DATA ENTRIES.

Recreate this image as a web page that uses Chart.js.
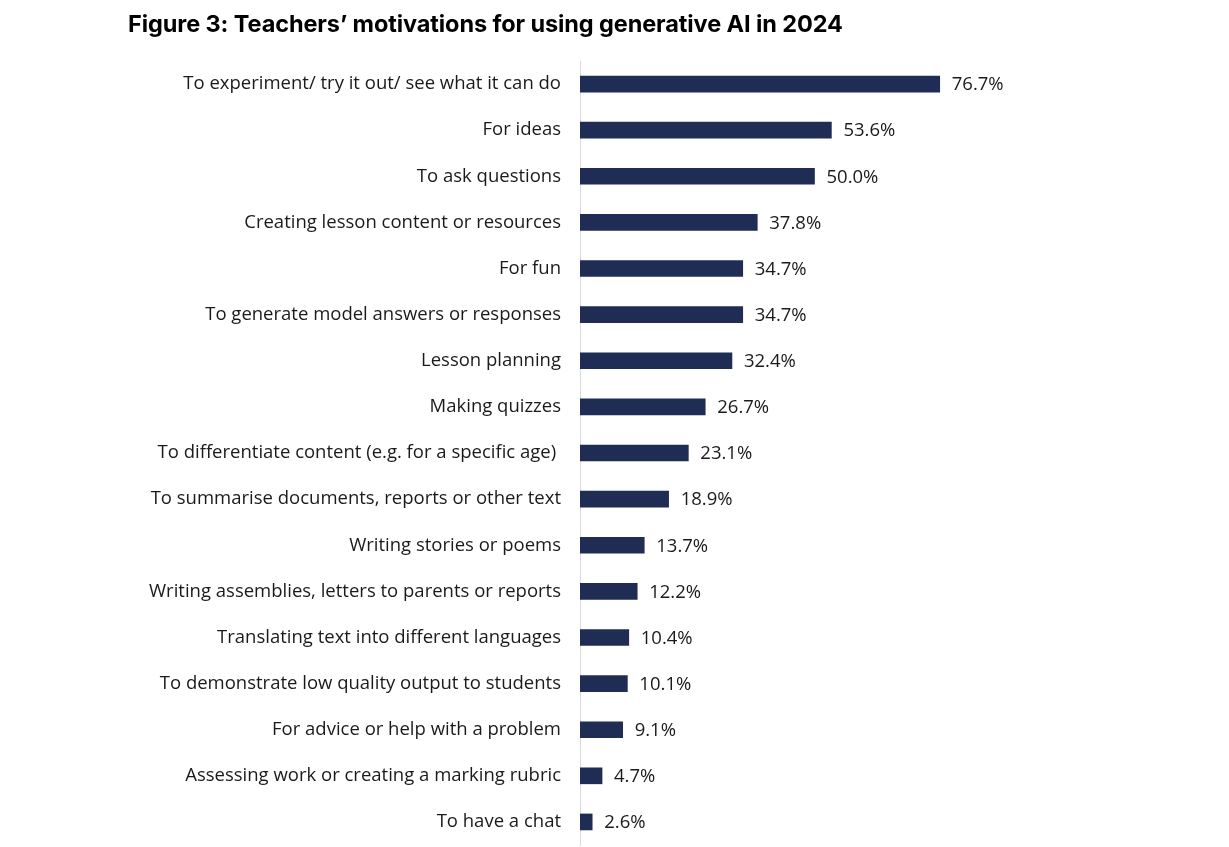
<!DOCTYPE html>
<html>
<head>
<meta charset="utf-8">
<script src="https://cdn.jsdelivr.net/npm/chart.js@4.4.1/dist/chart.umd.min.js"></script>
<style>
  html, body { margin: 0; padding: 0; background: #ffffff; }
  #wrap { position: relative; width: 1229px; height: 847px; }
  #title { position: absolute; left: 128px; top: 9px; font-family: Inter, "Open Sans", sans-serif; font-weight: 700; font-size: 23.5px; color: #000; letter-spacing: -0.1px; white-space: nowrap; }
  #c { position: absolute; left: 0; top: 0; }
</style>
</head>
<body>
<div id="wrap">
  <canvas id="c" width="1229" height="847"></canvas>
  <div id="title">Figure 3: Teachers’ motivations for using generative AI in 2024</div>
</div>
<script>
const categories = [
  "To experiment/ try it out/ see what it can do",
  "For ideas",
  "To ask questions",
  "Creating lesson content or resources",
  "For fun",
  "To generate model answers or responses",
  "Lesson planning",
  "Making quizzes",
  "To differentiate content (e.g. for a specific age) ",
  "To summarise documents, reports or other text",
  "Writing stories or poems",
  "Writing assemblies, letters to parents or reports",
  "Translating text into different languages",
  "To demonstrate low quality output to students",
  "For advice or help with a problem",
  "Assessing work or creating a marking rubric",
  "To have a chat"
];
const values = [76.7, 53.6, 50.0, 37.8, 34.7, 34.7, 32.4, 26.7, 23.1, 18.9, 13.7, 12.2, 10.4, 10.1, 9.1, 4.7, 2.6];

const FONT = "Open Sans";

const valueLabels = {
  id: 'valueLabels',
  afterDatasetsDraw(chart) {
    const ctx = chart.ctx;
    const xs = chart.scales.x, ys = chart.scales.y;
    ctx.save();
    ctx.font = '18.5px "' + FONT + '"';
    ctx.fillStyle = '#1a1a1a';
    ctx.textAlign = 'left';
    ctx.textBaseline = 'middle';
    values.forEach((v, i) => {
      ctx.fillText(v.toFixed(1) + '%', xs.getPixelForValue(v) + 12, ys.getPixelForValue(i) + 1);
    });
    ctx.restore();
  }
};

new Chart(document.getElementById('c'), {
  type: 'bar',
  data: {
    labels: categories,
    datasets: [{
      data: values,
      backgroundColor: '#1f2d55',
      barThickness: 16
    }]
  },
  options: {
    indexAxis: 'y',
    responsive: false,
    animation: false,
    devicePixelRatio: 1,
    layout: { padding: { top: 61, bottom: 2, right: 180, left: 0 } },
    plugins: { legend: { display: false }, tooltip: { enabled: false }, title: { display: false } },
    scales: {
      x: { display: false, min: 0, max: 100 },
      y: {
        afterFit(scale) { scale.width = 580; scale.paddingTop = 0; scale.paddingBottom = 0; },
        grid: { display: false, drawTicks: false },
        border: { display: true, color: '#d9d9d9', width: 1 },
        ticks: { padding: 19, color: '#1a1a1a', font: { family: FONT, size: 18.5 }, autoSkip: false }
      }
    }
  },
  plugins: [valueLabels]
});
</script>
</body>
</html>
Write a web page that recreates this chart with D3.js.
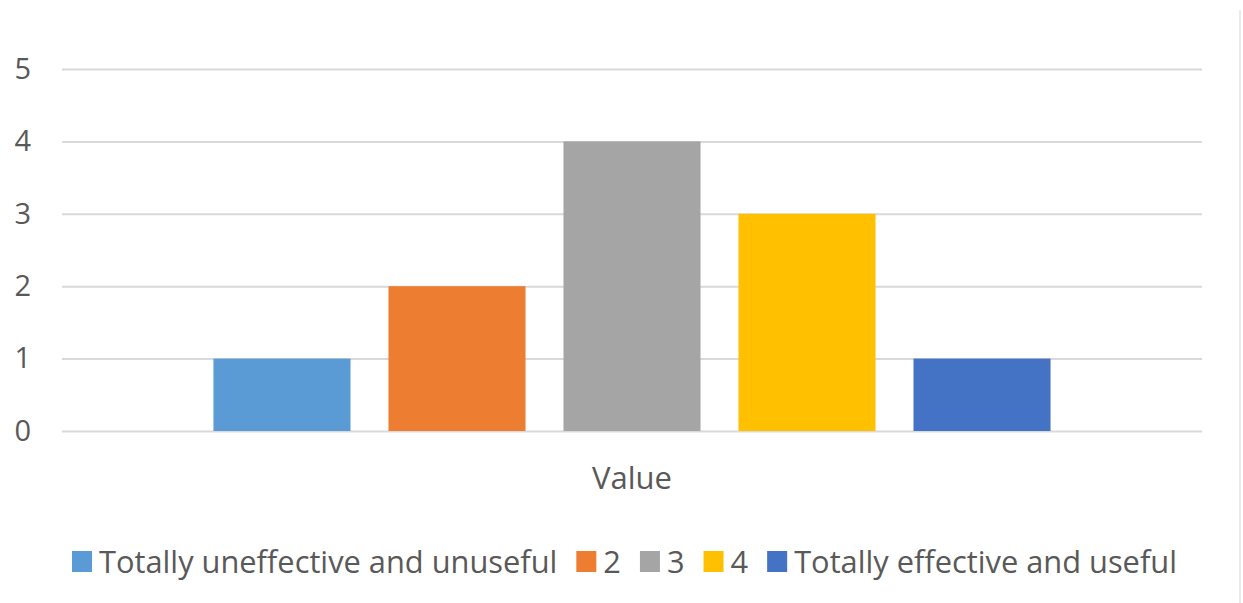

WHAT IS BEING ASKED.
Exclude all images and restate the records above word for word.

PROBLEM SOLUTION.
Recreate this image as a web page that uses Chart.js.
<!DOCTYPE html>
<html>
<head>
<meta charset="utf-8">
<script src="https://cdn.jsdelivr.net/npm/chart.js@4.4.1/dist/chart.umd.min.js"></script>
<style>
  html, body { margin: 0; padding: 0; background: #ffffff; }
  #wrap { position: relative; width: 1229px; height: 847px; }
  #title { position: absolute; left: 128px; top: 9px; font-family: Inter, "Open Sans", sans-serif; font-weight: 700; font-size: 23.5px; color: #000; letter-spacing: -0.1px; white-space: nowrap; }
  #c { position: absolute; left: 0; top: 0; }
</style>
</head>
<body>
<div id="wrap">
  <canvas id="c" width="1229" height="847"></canvas>
  <div id="title">Figure 3: Teachers’ motivations for using generative AI in 2024</div>
</div>
<script>
const categories = [
  "To experiment/ try it out/ see what it can do",
  "For ideas",
  "To ask questions",
  "Creating lesson content or resources",
  "For fun",
  "To generate model answers or responses",
  "Lesson planning",
  "Making quizzes",
  "To differentiate content (e.g. for a specific age) ",
  "To summarise documents, reports or other text",
  "Writing stories or poems",
  "Writing assemblies, letters to parents or reports",
  "Translating text into different languages",
  "To demonstrate low quality output to students",
  "For advice or help with a problem",
  "Assessing work or creating a marking rubric",
  "To have a chat"
];
const values = [76.7, 53.6, 50.0, 37.8, 34.7, 34.7, 32.4, 26.7, 23.1, 18.9, 13.7, 12.2, 10.4, 10.1, 9.1, 4.7, 2.6];

const FONT = "Open Sans";

const valueLabels = {
  id: 'valueLabels',
  afterDatasetsDraw(chart) {
    const ctx = chart.ctx;
    const xs = chart.scales.x, ys = chart.scales.y;
    ctx.save();
    ctx.font = '18.5px "' + FONT + '"';
    ctx.fillStyle = '#1a1a1a';
    ctx.textAlign = 'left';
    ctx.textBaseline = 'middle';
    values.forEach((v, i) => {
      ctx.fillText(v.toFixed(1) + '%', xs.getPixelForValue(v) + 12, ys.getPixelForValue(i) + 1);
    });
    ctx.restore();
  }
};

new Chart(document.getElementById('c'), {
  type: 'bar',
  data: {
    labels: categories,
    datasets: [{
      data: values,
      backgroundColor: '#1f2d55',
      barThickness: 16
    }]
  },
  options: {
    indexAxis: 'y',
    responsive: false,
    animation: false,
    devicePixelRatio: 1,
    layout: { padding: { top: 61, bottom: 2, right: 180, left: 0 } },
    plugins: { legend: { display: false }, tooltip: { enabled: false }, title: { display: false } },
    scales: {
      x: { display: false, min: 0, max: 100 },
      y: {
        afterFit(scale) { scale.width = 580; scale.paddingTop = 0; scale.paddingBottom = 0; },
        grid: { display: false, drawTicks: false },
        border: { display: true, color: '#d9d9d9', width: 1 },
        ticks: { padding: 19, color: '#1a1a1a', font: { family: FONT, size: 18.5 }, autoSkip: false }
      }
    }
  },
  plugins: [valueLabels]
});
</script>
</body>
</html>
Write a web page that recreates this chart with D3.js.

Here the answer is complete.